The vote did not come without opposition from some quarters, the Chronicle reported. Some council members questioned the potential inconvenience during construction to neighborhoods near Memorial Park, and some golfers are concerned about the city’s ability to maintain the course before and after the Houston open is played there.
Baxter Spann of the golf course architecture firm Finger Dye Spann, which oversaw a 1996 renovation of Memorial Park, questioned the feasibility of the timeline for the project, which he said was being conducted with “extreme haste” and in a “clandestine” manner, the Chronicle reported.
“I’m not against renovating [the course],” Spann said. “What I am against is the process that I see unfolding to facilitate this project.”
Ken Magidson, a former U.S. attorney for the southern district of Texas who said he plays the course five times a week, encouraged the council and the city parks department to keep a close watch on the course as it undergoes the renovations being paid for by the Astros Golf Foundation, the Chronicle reported.

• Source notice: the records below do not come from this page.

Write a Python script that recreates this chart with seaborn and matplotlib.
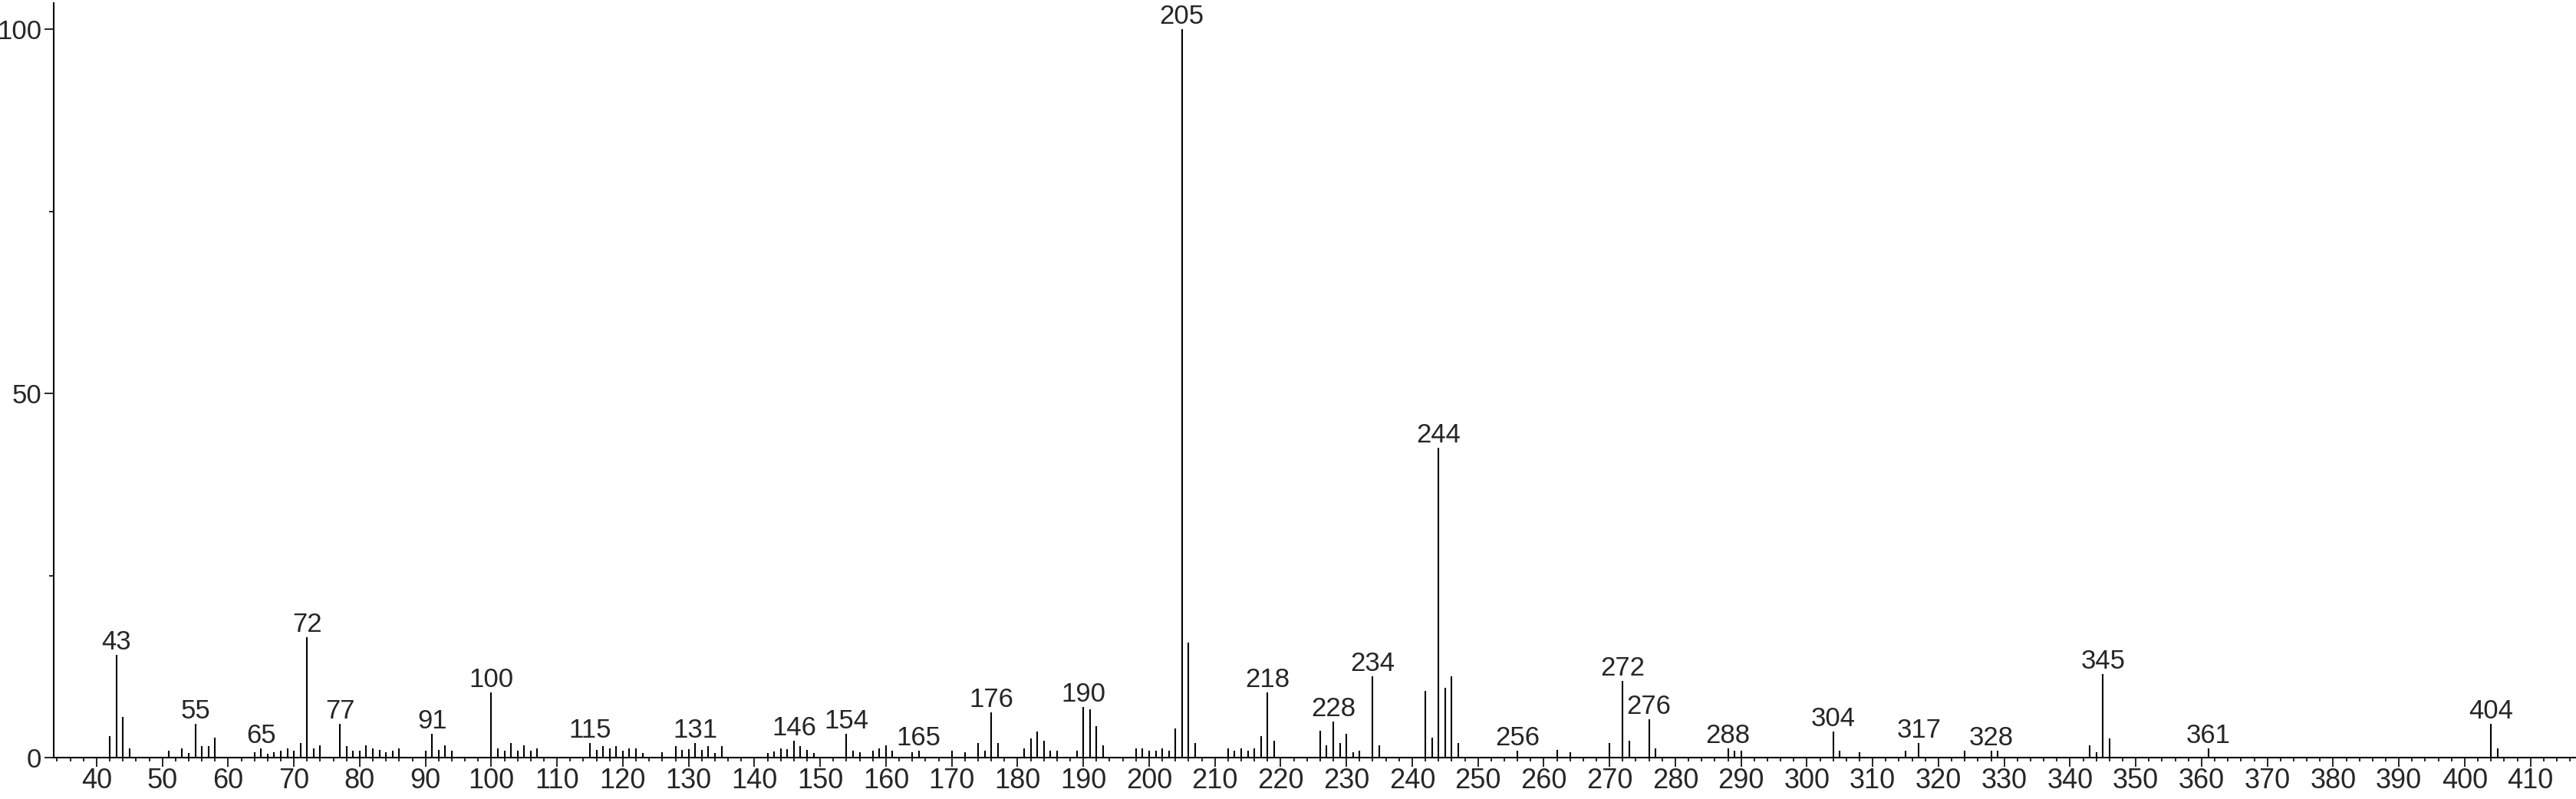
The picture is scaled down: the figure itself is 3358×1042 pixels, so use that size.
"""
Mass spectrum stick plot (relative abundance vs m/z).
"""
import matplotlib
matplotlib.use("Agg")
import matplotlib.pyplot as plt
from matplotlib.ticker import MultipleLocator, FixedLocator
import seaborn as sns

sns.set_style("ticks")
plt.rcParams["font.family"] = ["Liberation Sans", "DejaVu Sans"]

# m/z values and relative intensities
MZ = [42, 43, 44, 45, 51, 53, 54, 55, 56, 57, 58, 64, 65, 66, 67, 68, 69, 70, 71, 72,
      73, 74, 77, 78, 79, 80, 81, 82, 83, 84, 85, 86, 90, 91, 92, 93, 94, 100, 101, 102,
      103, 104, 105, 106, 107, 115, 116, 117, 118, 119, 120, 121, 122, 123, 126, 128, 129,
      130, 131, 132, 133, 134, 135, 142, 143, 144, 145, 146, 147, 148, 149, 154, 155, 156,
      158, 159, 160, 161, 164, 165, 170, 172, 174, 175, 176, 177, 181, 182, 183, 184, 185,
      186, 189, 190, 191, 192, 193, 198, 199, 200, 201, 202, 203, 204, 205, 206, 207, 212,
      213, 214, 215, 216, 217, 218, 219, 226, 227, 228, 229, 230, 231, 232, 234, 235, 242,
      243, 244, 245, 246, 247, 256, 262, 264, 270, 272, 273, 276, 277, 288, 289, 290, 304,
      305, 308, 315, 317, 324, 328, 329, 343, 344, 345, 346, 361, 404, 405]
INTENSITY = [3.0, 14.1, 5.6, 1.3, 1.0, 1.3, 0.6, 4.6, 1.6, 1.6, 2.7, 0.7, 1.3, 0.5, 0.7, 1.0,
             1.3, 1.0, 2.0, 16.5, 1.3, 1.7, 4.6, 1.6, 1.0, 0.9, 1.7, 1.3, 1.05, 0.7, 1.0, 1.3,
             1.0, 3.3, 1.05, 1.7, 1.0, 8.9, 1.3, 0.9, 2.0, 1.0, 1.7, 1.0, 1.3, 2.0, 1.05, 1.6,
             1.3, 1.6, 0.9, 1.3, 1.3, 0.6, 0.7, 1.6, 1.05, 1.2, 2.0, 1.05, 1.6, 0.6, 1.6, 0.6,
             0.8, 1.3, 1.2, 2.35, 1.6, 1.05, 0.6, 3.3, 1.0, 0.7, 1.0, 1.3, 1.7, 1.0, 0.7, 1.0,
             1.0, 0.7, 2.0, 1.0, 6.2, 2.0, 1.3, 2.65, 3.6, 2.35, 1.0, 1.0, 1.0, 6.9, 6.6, 4.3,
             1.7, 1.3, 1.3, 0.9, 1.0, 1.3, 1.0, 4.0, 100.0, 15.8, 2.0, 1.3, 0.9, 1.3, 1.0, 1.3,
             3.0, 8.9, 2.3, 3.7, 1.7, 4.9, 2.0, 3.3, 0.7, 1.0, 11.2, 1.7, 9.2, 2.7, 42.5, 9.6,
             11.2, 2.0, 1.0, 1.05, 0.7, 2.0, 10.5, 2.3, 5.3, 1.3, 1.3, 1.0, 1.0, 3.6, 1.0, 0.7,
             1.0, 2.0, 1.0, 1.0, 1.0, 1.7, 0.7, 11.5, 2.6, 1.3, 4.6, 1.3]

# peaks carrying an m/z label
LABELED = [43, 55, 65, 72, 77, 91, 100, 115, 131, 146, 154, 165, 176, 190, 205, 218,
           228, 234, 244, 256, 272, 276, 288, 304, 317, 328, 345, 361, 404]

X_TICKS = list(range(40, 411, 10))
Y_TICKS = [0, 50, 100]

fig = plt.figure(figsize=(33.58, 10.42), dpi=100)
ax = fig.add_axes([0.0209, 0.0518, 0.9788, 0.9444])

ax.vlines(MZ, 0, INTENSITY, color="black", lw=1.5)
lookup = dict(zip(MZ, INTENSITY))
for m in LABELED:
    ax.annotate(str(m), (m, lookup[m]), xytext=(0, 0), textcoords="offset points",
                ha="center", va="bottom", fontsize=25)

ax.set_xlim(33.5, 416.8)
ax.set_ylim(0, 103.6)
ax.set_xticks(X_TICKS)
ax.xaxis.set_minor_locator(MultipleLocator(2))
ax.set_yticks(Y_TICKS)
ax.yaxis.set_minor_locator(FixedLocator([25, 75]))
ax.tick_params(axis="x", which="major", direction="out", length=8.6, width=1.4,
               labelsize=26, pad=1)
ax.tick_params(axis="x", which="minor", direction="out", length=3.6, width=1.4)
ax.tick_params(axis="y", which="major", direction="out", length=8.6, width=1.4,
               labelsize=25, pad=3)
ax.tick_params(axis="y", which="minor", direction="out", length=4.3, width=1.4)
sns.despine(ax=ax)
for s in ("left", "bottom"):
    ax.spines[s].set_linewidth(1.5)
    ax.spines[s].set_color("black")

fig.savefig("out.png", dpi=100)
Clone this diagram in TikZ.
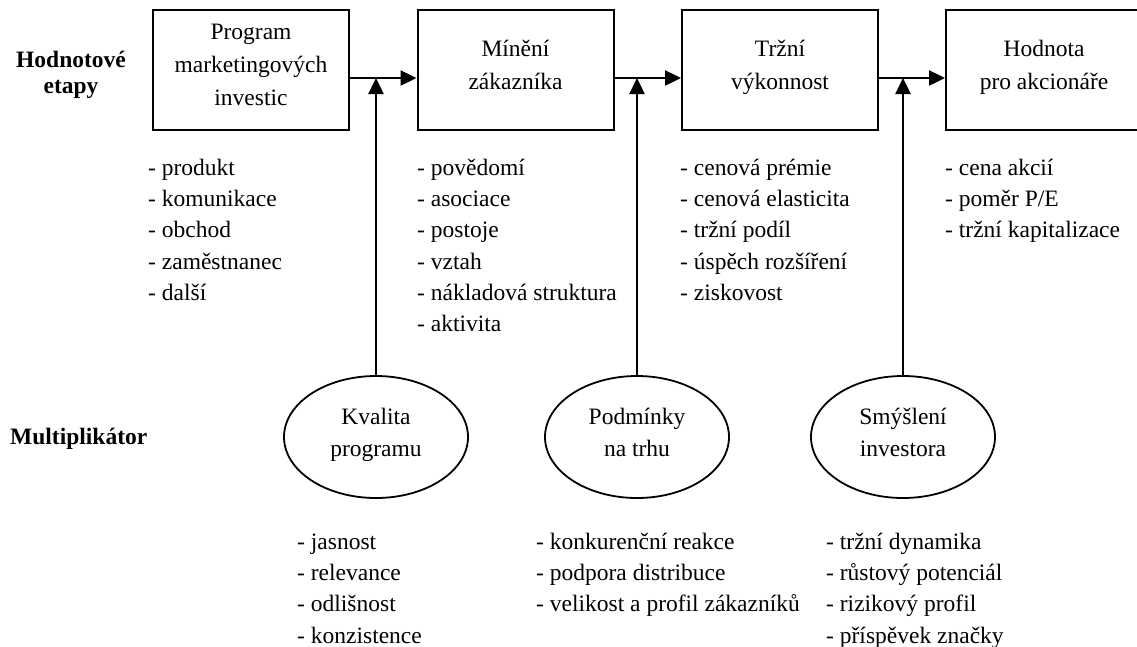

“You are the overseers, you are the caretakers, you are the people who are going to protect the crown jewel of the city of Houston,” Magidson said. “I’m asking you to oversee if in a way that it will continue to be the crown jewel.”
Other golfers expressed concern that the renovations could make the course more difficult for amateurs and recreational golfers, the Chronicle reported. Joseph Kratoville described Memorial Park as an “anti-country club,” and said he prefers playing it because he gets to meet “regular Houstonians.”